Later in the play, when Antonio defaults on the loan and Shylock takes him to court to get his contract enforced, Antonio doesn't even put up a fight. He's supposed to be everybody in town's favorite guy and yet he doesn't seek help or mount a defense. Why? Because Bassanio took a wife, that's why. Any little fantasies he was harboring have been dashed. This might be the way you would go pre-Prozac, pre-Queer Eye. Antonio is the little sad egg guy on the antidepressant commercials.
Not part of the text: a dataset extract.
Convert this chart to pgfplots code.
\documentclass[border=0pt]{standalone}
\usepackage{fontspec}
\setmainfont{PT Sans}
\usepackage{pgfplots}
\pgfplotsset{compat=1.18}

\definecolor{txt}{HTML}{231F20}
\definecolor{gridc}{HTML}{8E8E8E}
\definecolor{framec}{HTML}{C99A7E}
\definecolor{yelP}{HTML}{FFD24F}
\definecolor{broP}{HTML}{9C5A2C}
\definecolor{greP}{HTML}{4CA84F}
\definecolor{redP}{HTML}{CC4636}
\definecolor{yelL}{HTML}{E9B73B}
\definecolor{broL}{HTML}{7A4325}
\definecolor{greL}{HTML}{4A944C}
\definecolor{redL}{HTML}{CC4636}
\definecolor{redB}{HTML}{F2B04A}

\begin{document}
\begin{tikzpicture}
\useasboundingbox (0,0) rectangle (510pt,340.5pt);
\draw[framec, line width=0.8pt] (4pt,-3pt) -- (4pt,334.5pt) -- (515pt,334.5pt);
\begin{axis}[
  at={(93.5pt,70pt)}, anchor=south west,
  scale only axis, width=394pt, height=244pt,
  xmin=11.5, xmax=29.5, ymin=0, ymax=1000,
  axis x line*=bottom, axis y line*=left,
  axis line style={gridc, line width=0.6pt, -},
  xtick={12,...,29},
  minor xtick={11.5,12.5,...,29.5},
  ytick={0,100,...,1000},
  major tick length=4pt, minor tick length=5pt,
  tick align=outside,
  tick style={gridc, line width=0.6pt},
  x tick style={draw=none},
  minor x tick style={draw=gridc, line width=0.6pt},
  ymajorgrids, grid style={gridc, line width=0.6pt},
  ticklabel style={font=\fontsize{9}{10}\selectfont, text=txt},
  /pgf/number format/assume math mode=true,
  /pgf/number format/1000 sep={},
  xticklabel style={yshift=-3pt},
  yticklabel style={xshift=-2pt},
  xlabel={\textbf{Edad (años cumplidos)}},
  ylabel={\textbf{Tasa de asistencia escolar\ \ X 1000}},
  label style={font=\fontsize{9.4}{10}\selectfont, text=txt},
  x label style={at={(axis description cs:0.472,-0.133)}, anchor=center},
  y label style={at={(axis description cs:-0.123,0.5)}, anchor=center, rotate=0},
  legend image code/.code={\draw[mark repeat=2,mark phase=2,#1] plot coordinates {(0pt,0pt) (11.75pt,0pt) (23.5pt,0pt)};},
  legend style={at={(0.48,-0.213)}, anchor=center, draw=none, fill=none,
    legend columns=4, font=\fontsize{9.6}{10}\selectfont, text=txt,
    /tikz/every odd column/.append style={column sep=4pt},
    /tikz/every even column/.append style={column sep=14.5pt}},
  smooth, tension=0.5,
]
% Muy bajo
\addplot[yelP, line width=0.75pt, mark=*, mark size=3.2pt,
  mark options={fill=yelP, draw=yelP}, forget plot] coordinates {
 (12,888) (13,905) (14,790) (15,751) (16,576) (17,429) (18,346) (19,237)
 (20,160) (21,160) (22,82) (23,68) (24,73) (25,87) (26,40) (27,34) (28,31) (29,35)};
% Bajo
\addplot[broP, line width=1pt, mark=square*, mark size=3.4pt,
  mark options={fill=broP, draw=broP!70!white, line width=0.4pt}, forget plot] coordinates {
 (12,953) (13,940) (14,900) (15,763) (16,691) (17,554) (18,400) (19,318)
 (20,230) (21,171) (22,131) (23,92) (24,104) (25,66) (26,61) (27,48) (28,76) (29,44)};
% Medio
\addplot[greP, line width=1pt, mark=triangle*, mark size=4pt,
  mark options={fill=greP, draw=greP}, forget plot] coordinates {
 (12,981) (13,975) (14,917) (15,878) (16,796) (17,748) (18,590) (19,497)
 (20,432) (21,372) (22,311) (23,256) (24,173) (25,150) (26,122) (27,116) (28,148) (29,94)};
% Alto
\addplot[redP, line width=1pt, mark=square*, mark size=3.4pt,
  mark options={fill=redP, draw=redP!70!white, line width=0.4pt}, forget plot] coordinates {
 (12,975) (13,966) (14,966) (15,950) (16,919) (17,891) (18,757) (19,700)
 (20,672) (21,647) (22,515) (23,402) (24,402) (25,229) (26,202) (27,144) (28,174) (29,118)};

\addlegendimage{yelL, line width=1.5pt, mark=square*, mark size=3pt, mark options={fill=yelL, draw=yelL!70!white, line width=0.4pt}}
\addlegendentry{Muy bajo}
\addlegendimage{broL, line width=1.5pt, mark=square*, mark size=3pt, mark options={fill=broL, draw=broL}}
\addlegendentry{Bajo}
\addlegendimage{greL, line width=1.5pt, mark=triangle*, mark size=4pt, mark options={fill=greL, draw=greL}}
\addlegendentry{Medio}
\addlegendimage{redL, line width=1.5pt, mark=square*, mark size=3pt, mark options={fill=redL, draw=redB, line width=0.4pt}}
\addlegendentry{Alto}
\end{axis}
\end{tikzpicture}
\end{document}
I think Portia knew the deal, too. She and her maid/friend, whoever she was, do their little drag show in court. She, obviously, is a smart woman, especially if you consider that she is the only one who knows/understands anything about the law in the courtroom scene. So, I think it's safe to say that Shakespeare wanted us to know that Portia was no fool. I think Portia could tell how Antonio felt about her man, and she showed him who was boss. She could have, at anytime, let Antonio off the hook, but nooo, she didn't. She waited until just before Shylock's knife went into Antonio's chest before she stopped him. Then she destroyed them both. She took pity on Antonio, which was easy to do when she knew she had what she wanted. Then, using her superior knowledge of Venetian law, she threw the book at Shylock.

Back home in Belmont, Portia lets Antonio know how she saved the day, bested everyone and left the two of them indebted to her. I guess that's really another argument, the supreme power held by Portia in this play. Let's just say for the sake of keeping to my original point, for a change, that Portia let Antonio know she was boss and that Bassanio was her man.